Similarly, a warmer waterworld will be able to absorb less carbon dioxide, letting the greenhouse gas accumulate in the atmosphere, heat the surface up and eventually boil the oceans away (like on Venus). In short, a waterworld whose temperatures are outside a specific range will become hotter if it’s warm and even colder if it’s cold. These runaway effects can occur pretty quickly, too.
Based on the chemical properties of water and carbon dioxide, the scientists estimate that the life-friendly temperature range is from 273 K to 400 K (0° to 127° C). And even in this range, there could be threats to life in the form of ocean acidity. On Earth, limestone that’s in contact with water dissolves and keeps the water’s acidity in check, but this may not be happening on waterworlds where large landmasses could be a rarity or relatively smaller in size.

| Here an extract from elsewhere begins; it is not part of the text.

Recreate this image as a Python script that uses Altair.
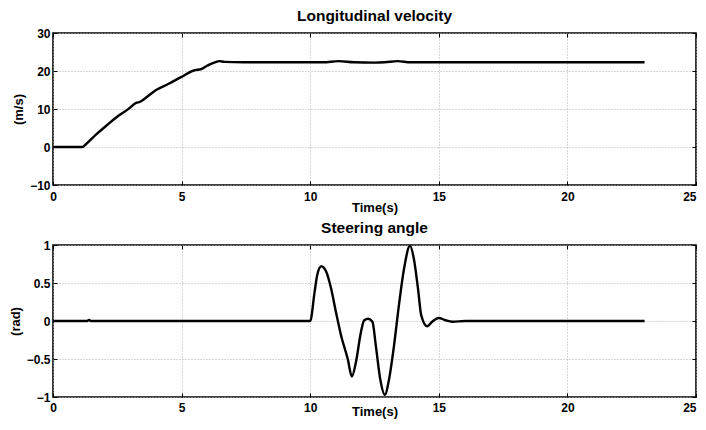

At the same time, these pessimistic speculations are offset by some assumptions the scientists have made in their study. For example, they assume that the waterworld doesn’t have tectonic activity. Such activity on Earth involves the jigsaw of landmasses grindings against each other, sometimes subducting one below the other to push down some minerals while volcanoes in other areas spew out others—in all making for a giant geological cycle that ensures the substances needed to sustain life are constantly replenished. If a waterworld were to have tectonic activity, it would also influence the carbon-silicate cycle and keep a runaway greenhouse effect from happening.
On Earth, the warming of the oceans presents a big problem to climatologists partly because its mechanisms and consequences are not fully understood – and more so to marine creatures. And as the oceans are able to dissolve more anthropogenic carbon dioxide, they also become more acidic. Yet, the effects are relatively smaller (ignoring the presence of life for a moment) compared to that on waterworlds – comprising no above-sea-level landmasses and infinite seas 100 km deep.